PROBABILISTIC SHORELINE CHANGE MODELING AND RISK ESTIMATION OF EROSION

Abstract

Prediction of long-term shoreline changes is a key task in planning and management of coastal zones and regional sediment management. Due to complex natural features of offshore waves, sediments, and longshore sediment transport, quantifying uncertainties of shoreline evolution and risks of extreme shoreline changes (erosion and accretion) is of vital importance for practicing uncertainty- or risk-based design of shorelines. This paper presents probabilistic shoreline change modeling to quantify uncertainties of shoreline variations by using numerical-model-based Monte-Carlo simulations.

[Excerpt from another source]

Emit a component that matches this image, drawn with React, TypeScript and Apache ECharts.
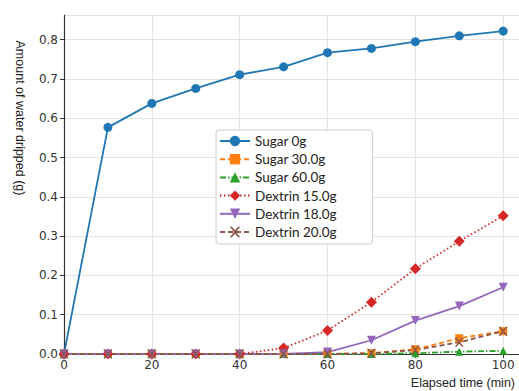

A shoreline evolution model, GenCade, is used to simulate longshore sediment transport and shoreline changes induced by random waves from offshore. A probability density function with a modified tail distribution is developed to capture stochastic features of wave heights under fair weather and storm conditions. It produces a time series of wave heights including small and extreme waves based on their probabilities (or frequencies of appearance). Probabilistic modeling of shoreline change is demonstrated by computing spatiotemporal variations of statistical parameters such as mean and variance of shoreline changes along an idealized coast bounded by two groins. Maximum shoreline changes in return years with a confidence range are also estimated by using maximum likelihood method. Reasonable results of obtained probabilistic shoreline changes reveal that this model-based Monte-Carlo simulation and uncertainty estimation approach are applicable to facilitate risk/uncertainty-based design and planning of shorelines.